In the data that follows, count every line holding the string "matplotlib" and give the count alone.

■ **Data**
** BEGIN **

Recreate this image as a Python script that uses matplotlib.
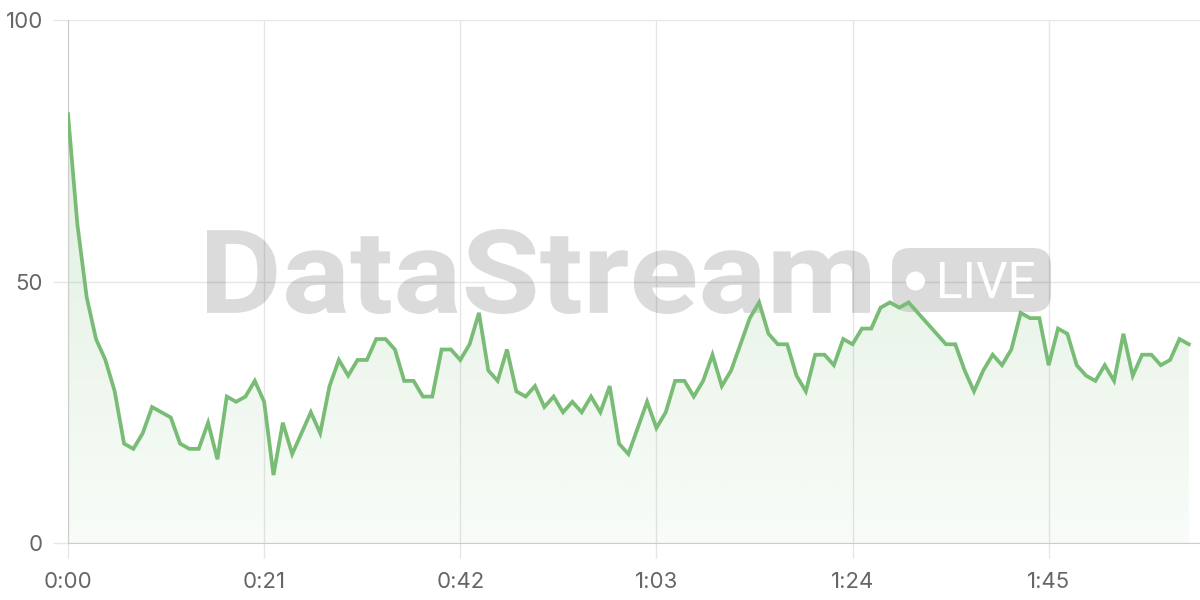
import numpy as np
import matplotlib
matplotlib.use("Agg")
import matplotlib.pyplot as plt
from matplotlib.patches import FancyBboxPatch, Circle, PathPatch
from matplotlib.textpath import TextPath
from matplotlib.font_manager import FontProperties
from matplotlib.transforms import Affine2D

# minutes since start, one sample per minute
minutes = list(range(0, 121))
values = [82, 61, 47, 39, 35, 29, 19, 18, 21, 26, 25, 24, 19, 18, 18, 23, 16, 28, 27, 28,
          31, 27, 13, 23, 17, 21, 25, 21, 30, 35, 32, 35, 35, 39, 39, 37, 31, 31, 28, 28,
          37, 37, 35, 38, 44, 33, 31, 37, 29, 28, 30, 26, 28, 25, 27, 25, 28, 25, 30, 19,
          17, 22, 27, 22, 25, 31, 31, 28, 31, 36, 30, 33, 38, 43, 46, 40, 38, 38, 32, 29,
          36, 36, 34, 39, 38, 41, 41, 45, 46, 45, 46, 44, 42, 40, 38, 38, 33, 29, 33, 36,
          34, 37, 44, 43, 43, 34, 41, 40, 34, 32, 31, 34, 31, 40, 32, 36, 36, 34, 35, 39,
          38]
x_ticks = [0, 21, 42, 63, 84, 105]
x_tick_labels = ["0:00", "0:21", "0:42", "1:03", "1:24", "1:45"]
y_ticks = [0, 50, 100]

line_color = "#78bc76"
grid_color = "#e6e6e6"
axis_color = "#cccccc"
text_color = "#666666"

plt.rcParams['font.family'] = ['Inter', 'DejaVu Sans']

W, H = 1200, 600
fig = plt.figure(figsize=(12, 6), dpi=100)
ax = fig.add_axes([68 / W, 1 - 543 / H, 1 - 68 / W, (543 - 20) / H])
px = Affine2D().scale(1 / W, 1 / H) + fig.transFigure  # pixel coords, origin bottom-left


def fitted_path(s, x0, x1, ytop, ybot, fp):
    # squeeze a text outline into a pixel box (y measured from top)
    tp = TextPath((0, 0), s, size=100, prop=fp)
    ext = tp.get_extents()
    tr = (Affine2D().translate(-ext.x0, -ext.y0)
          .scale((x1 - x0) / ext.width, (ybot - ytop) / ext.height)
          .translate(x0, H - ybot))
    return tr.transform_path(tp)


# watermark, translucent so the grid shows through
wm = (0, 0, 0, 0.14)
ax.add_artist(PathPatch(fitted_path("DataStream", 207, 870, 229, 314,
                                    FontProperties(family="Roboto", weight="bold")),
                        transform=px, facecolor=wm, edgecolor="none", zorder=0.6))
ax.add_artist(FancyBboxPatch((892, H - 312), 159, 64, boxstyle="round,pad=0,rounding_size=18",
                             transform=px, facecolor=wm, edgecolor="none", zorder=0.6))
ax.add_artist(Circle((915.5, H - 281), 9.5, transform=px, facecolor="white",
                     edgecolor="none", zorder=0.7))
ax.add_artist(PathPatch(fitted_path("LIVE", 940, 1034, 262, 298,
                                    FontProperties(family="Roboto")),
                        transform=px, facecolor="white", edgecolor="none", zorder=0.7))

# gradient fill under the line
fill = ax.fill_between(minutes, values, 0, facecolor="none", edgecolor="none")
grad = np.zeros((256, 1, 4))
grad[:, 0, :3] = matplotlib.colors.to_rgb(line_color)
grad[:, 0, 3] = np.linspace(0.05, 0.28, 256)
img = ax.imshow(grad, extent=[0, 120, 0, 100], origin="lower", aspect="auto", zorder=1)
clip = PathPatch(fill.get_paths()[0], transform=ax.transData, facecolor="none", edgecolor="none")
ax.add_patch(clip)
img.set_clip_path(clip)

ax.plot(minutes, values, color=line_color, linewidth=2.7, zorder=3, solid_joinstyle="miter")

ax.set_xlim(0, 121.2)
ax.set_ylim(0, 100)
ax.set_xticks(x_ticks)
ax.set_xticklabels(x_tick_labels)
ax.set_yticks(y_ticks)

ax.grid(True, color=grid_color, linewidth=1)
ax.set_axisbelow(True)
for side in ["top", "right"]:
    ax.spines[side].set_visible(False)
ax.spines["left"].set_color(axis_color)
ax.spines["bottom"].set_color(axis_color)
ax.tick_params(axis="x", length=11, width=1, color=grid_color, pad=10, labelsize=16, labelcolor=text_color)
ax.tick_params(axis="y", length=11, width=1, color=grid_color, pad=7, labelsize=16, labelcolor=text_color)

fig.savefig("out.png", dpi=100)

** END **

■ **Finished exercise**
9